Kentucky appeals court upholds recruiting limits

By Peter Smith, The (Louisville) Courier-Journal

The U.S. 6th Circuit Court of Appeals has upheld a cap on merit-based scholarships for Kentucky high school student athletes rejecting a claim of religious discrimination affecting Catholic students.

The court, in its Dec. 21 decision, upheld an earlier ruling by the U.S. District Court for Western Kentucky that maintained the rules intended to limit athletic recruiting by private schools.

The parents of four private-school students who sued in 2009 over the rules want the case appealed to the U.S. Supreme Court, said their lawyer, Teddy Gordon.

The rules prohibit students who want to compete in athletics from getting more than 25% of their tuition costs covered by merit-based scholarships.

They also prohibit students from receiving funding from sources outside the school's "custody and control." There is no cap on need-based financial aid.

The parents of three Presentation Academy (Louisville) students and one Walden School (Matthews, Ky.) student argued in their lawsuits that the rules force students to choose between participating in athletics and getting tuition help they otherwise would be entitled to receive. The schools themselves did not sue.

The appeals court ruled the claims lacked merit.

"The fundamental right of parents to control the education of their children does not extend to a right to demand that their children be allowed to participate without restrictions in extracurricular sports," the court said.

The parents of the Presentation students also argued that Kentucky High School Athletic Association rules discriminated against Catholic students. The rules spell out the distinction between Catholic schools governed by their diocese and other religious and secular schools governed by boards.

But other than that distinction, the court ruled, "the restrictions apply in the same manner to all non-public schools, regardless of whether a school is religiously affiliated."

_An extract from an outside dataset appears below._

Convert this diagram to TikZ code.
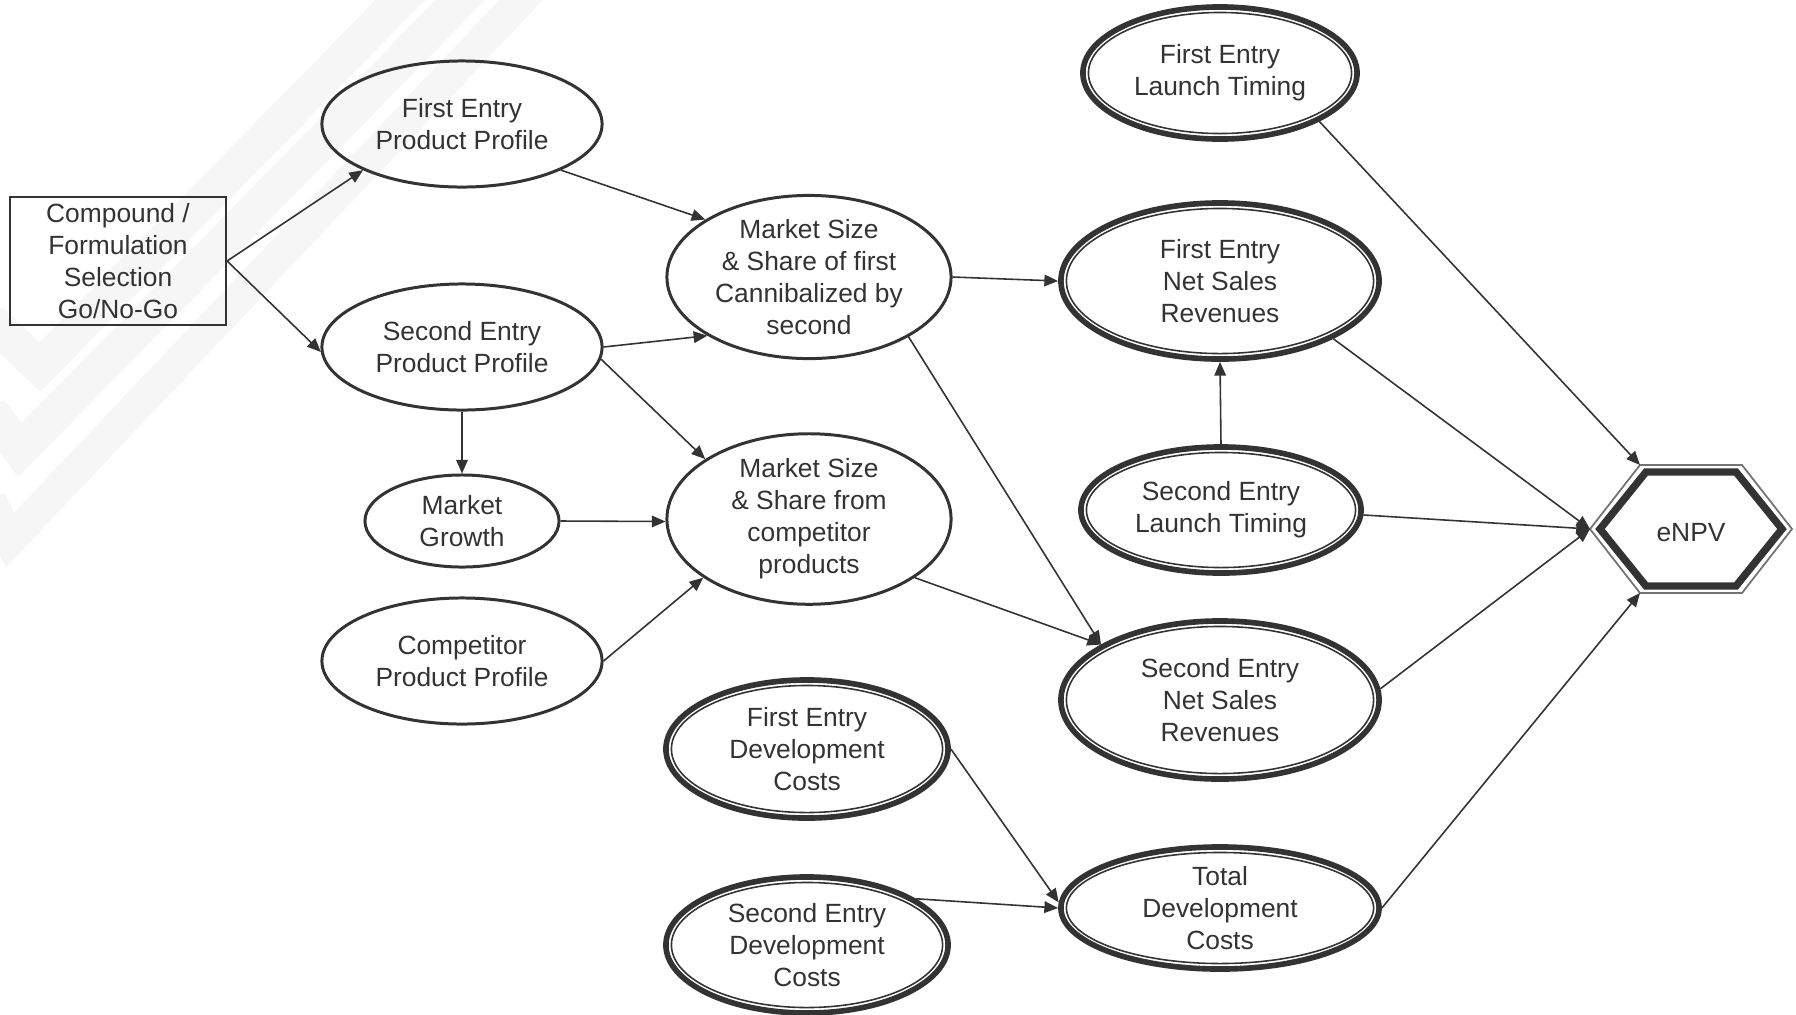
\documentclass[tikz,border=0pt]{standalone}
\usepackage{fontspec}
\setmainfont{Liberation Sans}
\usetikzlibrary{shapes.geometric,arrows.meta}
\definecolor{ink}{HTML}{333333}
\definecolor{mark}{HTML}{F6F6F6}
\begin{document}
\begin{tikzpicture}[x=0.01cm,y=-0.01cm,
  every node/.style={text=ink,font=\fontsize{7.5pt}{9.1pt}\selectfont,align=center,inner sep=0pt,
    execute at begin node={\rule{0pt}{7.3pt}}},
  oval/.style={ellipse,draw=ink,line width=0.85pt},
  dbl/.style={ellipse,draw=ink,line width=1.6pt},
  innerln/.style={draw=ink,line width=0.45pt},
  decision/.style={rectangle,draw=ink,line width=0.6pt,minimum width=2.16cm,minimum height=1.28cm},
  link/.style={draw=ink,line width=0.45pt,-{Triangle[length=3.9pt,width=3.3pt]}}]
\useasboundingbox (0,0) rectangle (1796,1014);
\fill[white] (0,0) rectangle (1796,1014);

% faint background emblem
\begin{scope}[draw=mark,line cap=butt,line join=miter]
  \draw[line width=10pt] (-10,320) -- (40,367) -- (420,-20);
  \draw[line width=10pt] (-10,410) -- (20,450) -- (480,-20);
  \draw[line width=9pt] (-10,500) -- (10,540) -- (540,-20);
  \draw[line width=9pt] (40,-10) arc [start angle=180,end angle=300,x radius=90,y radius=70];
\end{scope}

% left column
\node[decision] (sel) at (118,261) {Compound /\\Formulation\\Selection\\Go/No-Go};
\node[oval,minimum width=2.80cm,minimum height=1.26cm] (fepp) at (462,124) {First Entry\\Product Profile};
\node[oval,minimum width=2.80cm,minimum height=1.26cm] (sepp) at (462,347) {Second Entry\\Product Profile};
\node[oval,minimum width=1.94cm,minimum height=0.92cm] (mg) at (462,521) {Market\\Growth};
\node[oval,minimum width=2.80cm,minimum height=1.26cm] (cpp) at (462,661) {Competitor\\Product Profile};

% market share
\node[oval,minimum width=2.84cm,minimum height=1.52cm] (ms1) at (809,277) {Market Size\\\& Share of first\\Cannibalized by\\second};
\node[oval,minimum width=2.84cm,minimum height=1.56cm] (ms2) at (809,519) {Market Size\\\& Share from\\competitor\\products};

% development costs
\node[dbl,minimum width=2.82cm,minimum height=1.38cm] (fedc) at (807,749) {First Entry\\Development\\Costs};
\draw[innerln] (fedc.center) ellipse [x radius=1.355cm,y radius=0.635cm];
\node[dbl,minimum width=2.82cm,minimum height=1.36cm] (sedc) at (807,945) {Second Entry\\Development\\Costs};
\draw[innerln] (sedc.center) ellipse [x radius=1.355cm,y radius=0.625cm];

% right column
\node[dbl,minimum width=2.74cm,minimum height=1.32cm] (felt) at (1220,73) {First Entry\\Launch Timing};
\draw[innerln] (felt.center) ellipse [x radius=1.315cm,y radius=0.605cm];
\node[dbl,minimum width=3.18cm,minimum height=1.56cm] (fens) at (1220,281) {First Entry\\Net Sales\\Revenues};
\draw[innerln] (fens.center) ellipse [x radius=1.535cm,y radius=0.725cm];
\node[dbl,minimum width=2.80cm,minimum height=1.26cm] (selt) at (1221,510) {Second Entry\\Launch Timing};
\draw[innerln] (selt.center) ellipse [x radius=1.345cm,y radius=0.575cm];
\node[dbl,minimum width=3.18cm,minimum height=1.58cm] (sens) at (1220,700) {Second Entry\\Net Sales\\Revenues};
\draw[innerln] (sens.center) ellipse [x radius=1.535cm,y radius=0.735cm];
\node[dbl,minimum width=3.18cm,minimum height=1.22cm] (tdc) at (1220,908) {Total\\Development\\Costs};
\draw[innerln] (tdc.center) ellipse [x radius=1.535cm,y radius=0.555cm];

% value node
\node (enpv) at (1691,529) {eNPV};
\coordinate (hl) at (1590,529);
\coordinate (htl) at (1640,465);
\coordinate (hbl) at (1640,593);
\draw[black!55,line width=0.5pt] (hl) -- (htl) -- (1742,465) -- (1792,529) -- (1742,593) -- (hbl) -- cycle;
\draw[ink,line width=2.1pt,line join=miter] (1600,529) -- (1646,472) -- (1736,472) -- (1782,529) -- (1736,586) -- (1646,586) -- cycle;

% influences
\draw[link] (sel.east) -- (fepp.205);
\draw[link] (sel.east) -- (sepp.182);
\draw[link] (fepp.335) -- (ms1.151);
\draw[link] (sepp.east) -- (ms1.210);
\draw[link] (sepp.355) -- (ms2.150);
\draw[link] (sepp.south) -- (mg.north);
\draw[link] (mg.east) -- (ms2.181);
\draw[link] (cpp.east) -- (ms2.209);
\draw[link] (ms1.east) -- (fens.west);
\draw[link] (ms1.329) -- (sens.155);
\draw[link] (ms2.331) -- (sens.155);
\draw[link] (selt.north) -- (fens.south);
\draw[link] (felt.334) -- (htl);
\draw[link] (fens.333) -- (hl);
\draw[link] (selt.358) -- (hl);
\draw[link] (sens.4) -- (hl);
\draw[link] (tdc.east) -- (hbl);
\draw[link] (fedc.east) -- (tdc.178);
\draw[link] (sedc.23) -- (tdc.180);
\end{tikzpicture}
\end{document}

The 6th Circuit court said the tuition cap "may not be a perfect rule," but it doesn't need to be to pass a legal test.

KHSAA Commissioner Julian Tackett said he was pleased with the ruling and noted the limits were crafted by private schools themselves.

"They just don't have the funding to be throwing money around on athletic scholarships," he said.

But he said the rules, adopted before the 2007-08 school year, helped "to help address perception issues" that private schools were stacking teams with athletic recruits.

Gordon, however, called the decision disappointing.

"The Court failed to recognize the religious freedom of these Roman Catholic and Christian students who want to participate in Kentucky high school sports without losing their badly needed tuition that was provided to them based on their academic abilities," he said. "We are hopeful the KHSAA will review the ruling and stop penalizing academic achievement and their continual acrimony against all parochial schools."

The case was originally brought in separate Jefferson Circuit Court lawsuits in 2009. The U.S. courts got involved because some of the challenges to the rules were based on federal laws.

If the Supreme Court rejects or declines to hear the appeal, the litigation would return to Jefferson Circuit to determine if the rules violate any state laws.